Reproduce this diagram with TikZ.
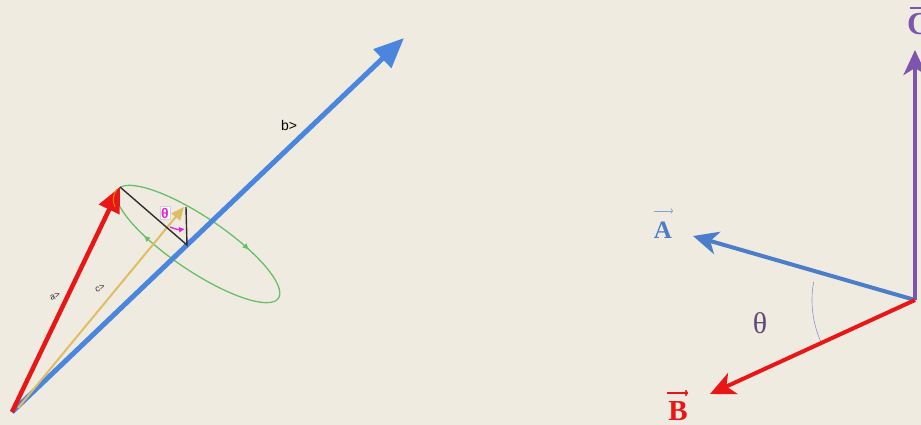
\documentclass[tikz,border=0pt]{standalone}
\usepackage{fontspec}
\setmainfont{Liberation Serif}
\newfontfamily\sansf{Liberation Sans}
\usetikzlibrary{arrows.meta,decorations.markings}
\definecolor{paper}{RGB}{240,235,224}
\definecolor{vred}{RGB}{232,22,22}
\definecolor{vblue}{RGB}{74,134,222}
\definecolor{ablue}{RGB}{75,125,200}
\definecolor{vpurple}{RGB}{125,85,175}
\definecolor{vtan}{RGB}{222,190,100}
\definecolor{vgreen}{RGB}{105,190,105}
\definecolor{vmag}{RGB}{220,40,210}
\definecolor{thcol}{RGB}{95,75,115}
\definecolor{arccol}{RGB}{130,150,200}
\definecolor{dark}{RGB}{50,45,45}
\tikzset{
  tinylbl/.style={font=\sansf\fontsize{9}{10}\selectfont, text=dark, inner sep=0pt},
  sthead/.style={-{Stealth[length=25pt,width=23pt,inset=7pt]}},
}
\begin{document}
\begin{tikzpicture}[x=1pt,y=-1pt]
\fill[paper] (0,0) rectangle (921,425);
\useasboundingbox (0,0) rectangle (921,425);

% ---------- left figure ----------
\coordinate (o1) at (12,412);
\coordinate (atip) at (120,187);
\coordinate (btip) at (404,38);
\coordinate (cst) at (18,408);
\coordinate (ctip) at (184,207);
\coordinate (foot) at (187,245);
\coordinate (topc) at (186,207);
\coordinate (ec) at (198,244);

\draw[vgreen, line width=1.3pt, rotate around={-34:(ec)},
  postaction={decorate, decoration={markings,
    mark=at position 0.37 with {\arrow{Latex[length=7pt,width=6pt]}},
    mark=at position 0.86 with {\arrow{Latex[length=7pt,width=6pt]}}}}]
  (ec) ellipse [x radius=97, y radius=27];

\draw[vblue, line width=5pt, -{Triangle[length=30pt,width=25pt]}] (o1) -- (btip);
\draw[vtan, line width=2pt, -{Triangle[length=13pt,width=11pt]}] (cst) -- (ctip);
\draw[vred, line width=4.5pt, -{Triangle[length=25pt,width=22pt]}] (o1) -- (atip);
\draw[dark, line width=1.4pt] (atip) -- (foot) -- (topc);
\draw[orange!80!brown, line width=1pt] (117,189) to[bend right=30] (115,207);
\draw[vmag, line width=1.3pt, -{Latex[length=6pt,width=6pt]}] (170,227) to[bend right=15] (185,229);

\node[draw=gray!35, fill=white, inner sep=1.5pt, text=vmag, font=\sansf\bfseries\fontsize{14}{15}\selectfont] (th1) at (165,213) {θ};
\node[tinylbl, rotate=20] (la) at (55,296) {a>};
\node[tinylbl, rotate=20] (lc) at (100,288) {c>};
\node[font=\sansf\fontsize{14}{15}\selectfont, text=black, inner sep=0pt] (lb) at (289,125) {b>};

% ---------- right figure ----------
\coordinate (O) at (915,300);
\coordinate (Atip) at (693,236);
\coordinate (Btip) at (710,394);
\coordinate (Ctip) at (915,50);

\draw[arccol, line width=0.6pt] (O) ++(190:103) arc[start angle=190, end angle=155, radius=103];
\draw[vpurple, line width=4pt, sthead] (O) -- (Ctip);
\draw[ablue, line width=4pt, sthead] (O) -- (Atip);
\draw[vred, line width=4pt, sthead] (O) -- (Btip);

\node[text=ablue, font=\bfseries\fontsize{25}{27}\selectfont, inner sep=0pt, anchor=base] (Alab) at (663,238) {A};
\draw[ablue!70, line width=0.7pt, -{To[length=2.5pt]}] (654,211) -- (673,211);
\node[text=vred, font=\bfseries\fontsize{29}{31}\selectfont, inner sep=0pt, anchor=base] (Blab) at (678,420) {B};
\draw[vred, line width=1.6pt, -{To[length=3pt]}] (667,393) -- (688,393);
\node[text=vpurple, font=\bfseries\fontsize{32}{34}\selectfont, inner sep=0pt, anchor=base west] (Clab) at (907,35) {C};
\draw[vpurple, line width=1.8pt] (910,8) -- (930,8);
\node[text=thcol, font=\fontsize{30}{32}\selectfont, inner sep=0pt] (th2) at (760,323) {θ};
\end{tikzpicture}
\end{document}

WHAT YOU HAVE TO DO: Repeat the listing in full and exactly. Do not include any images.

SOLUTION TO THIS TASK:
Reproduce this diagram with TikZ.
\documentclass[tikz,border=0pt]{standalone}
\usepackage{fontspec}
\setmainfont{Liberation Serif}
\newfontfamily\sansf{Liberation Sans}
\usetikzlibrary{arrows.meta,decorations.markings}
\definecolor{paper}{RGB}{240,235,224}
\definecolor{vred}{RGB}{232,22,22}
\definecolor{vblue}{RGB}{74,134,222}
\definecolor{ablue}{RGB}{75,125,200}
\definecolor{vpurple}{RGB}{125,85,175}
\definecolor{vtan}{RGB}{222,190,100}
\definecolor{vgreen}{RGB}{105,190,105}
\definecolor{vmag}{RGB}{220,40,210}
\definecolor{thcol}{RGB}{95,75,115}
\definecolor{arccol}{RGB}{130,150,200}
\definecolor{dark}{RGB}{50,45,45}
\tikzset{
  tinylbl/.style={font=\sansf\fontsize{9}{10}\selectfont, text=dark, inner sep=0pt},
  sthead/.style={-{Stealth[length=25pt,width=23pt,inset=7pt]}},
}
\begin{document}
\begin{tikzpicture}[x=1pt,y=-1pt]
\fill[paper] (0,0) rectangle (921,425);
\useasboundingbox (0,0) rectangle (921,425);

% ---------- left figure ----------
\coordinate (o1) at (12,412);
\coordinate (atip) at (120,187);
\coordinate (btip) at (404,38);
\coordinate (cst) at (18,408);
\coordinate (ctip) at (184,207);
\coordinate (foot) at (187,245);
\coordinate (topc) at (186,207);
\coordinate (ec) at (198,244);

\draw[vgreen, line width=1.3pt, rotate around={-34:(ec)},
  postaction={decorate, decoration={markings,
    mark=at position 0.37 with {\arrow{Latex[length=7pt,width=6pt]}},
    mark=at position 0.86 with {\arrow{Latex[length=7pt,width=6pt]}}}}]
  (ec) ellipse [x radius=97, y radius=27];

\draw[vblue, line width=5pt, -{Triangle[length=30pt,width=25pt]}] (o1) -- (btip);
\draw[vtan, line width=2pt, -{Triangle[length=13pt,width=11pt]}] (cst) -- (ctip);
\draw[vred, line width=4.5pt, -{Triangle[length=25pt,width=22pt]}] (o1) -- (atip);
\draw[dark, line width=1.4pt] (atip) -- (foot) -- (topc);
\draw[orange!80!brown, line width=1pt] (117,189) to[bend right=30] (115,207);
\draw[vmag, line width=1.3pt, -{Latex[length=6pt,width=6pt]}] (170,227) to[bend right=15] (185,229);

\node[draw=gray!35, fill=white, inner sep=1.5pt, text=vmag, font=\sansf\bfseries\fontsize{14}{15}\selectfont] (th1) at (165,213) {θ};
\node[tinylbl, rotate=20] (la) at (55,296) {a>};
\node[tinylbl, rotate=20] (lc) at (100,288) {c>};
\node[font=\sansf\fontsize{14}{15}\selectfont, text=black, inner sep=0pt] (lb) at (289,125) {b>};

% ---------- right figure ----------
\coordinate (O) at (915,300);
\coordinate (Atip) at (693,236);
\coordinate (Btip) at (710,394);
\coordinate (Ctip) at (915,50);

\draw[arccol, line width=0.6pt] (O) ++(190:103) arc[start angle=190, end angle=155, radius=103];
\draw[vpurple, line width=4pt, sthead] (O) -- (Ctip);
\draw[ablue, line width=4pt, sthead] (O) -- (Atip);
\draw[vred, line width=4pt, sthead] (O) -- (Btip);

\node[text=ablue, font=\bfseries\fontsize{25}{27}\selectfont, inner sep=0pt, anchor=base] (Alab) at (663,238) {A};
\draw[ablue!70, line width=0.7pt, -{To[length=2.5pt]}] (654,211) -- (673,211);
\node[text=vred, font=\bfseries\fontsize{29}{31}\selectfont, inner sep=0pt, anchor=base] (Blab) at (678,420) {B};
\draw[vred, line width=1.6pt, -{To[length=3pt]}] (667,393) -- (688,393);
\node[text=vpurple, font=\bfseries\fontsize{32}{34}\selectfont, inner sep=0pt, anchor=base west] (Clab) at (907,35) {C};
\draw[vpurple, line width=1.8pt] (910,8) -- (930,8);
\node[text=thcol, font=\fontsize{30}{32}\selectfont, inner sep=0pt] (th2) at (760,323) {θ};
\end{tikzpicture}
\end{document}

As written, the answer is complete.